As the Federal Reserve moves closer to boosting interest rates for the first time in nine years, the U.S. dollar is gaining strength, punishing commodities in the process. Gold and gold exchange traded funds are not exceptions to this rule.
For example, the SPDR Gold Shares (NYSEArca: GLD), iShares Gold Trust (NYSEArca: IAU) and ETFS Physical Swiss Gold Shares (NYSEArca: SGOL) have each posted losses in excess of 8% in just the past month and GLD is one of the worst offenders among ETFs in terms of fourth-quarter assets lost.

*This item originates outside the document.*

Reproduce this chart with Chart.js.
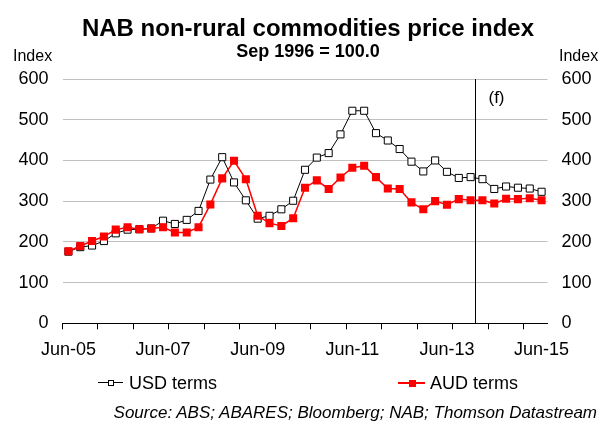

The U.S. dollar has been strengthening on greater speculation that the Federal Reserve will begin tightening its monetary policy in December after the surprisingly strong October jobs report. Most raw materials are priced in dollars and historically a strong USD has pressured commodities.
Although precious metals ETFs have recently displayed some strength, gold is still in a lengthy bear market, giving some traders pause about how much more near-term upside the yellow metal has in store. [Doubters in Gold Rally]
“Looking at a long-term chart of the GLD, Rich Ross noted that just before its massive decline, the ETF put in a double-top formation. Technicians often view these patterns as confirmation of reversal in trend,” according to CNBC.
Gold assets look more attractive in a low interest rate environment as the precious metal is more competitive against assets that pay low interest, like bonds. Additionally, if the Fed holds off on a rate hike, it would suggests the economy is not as strong, which would also help gold attract safe-haven demand.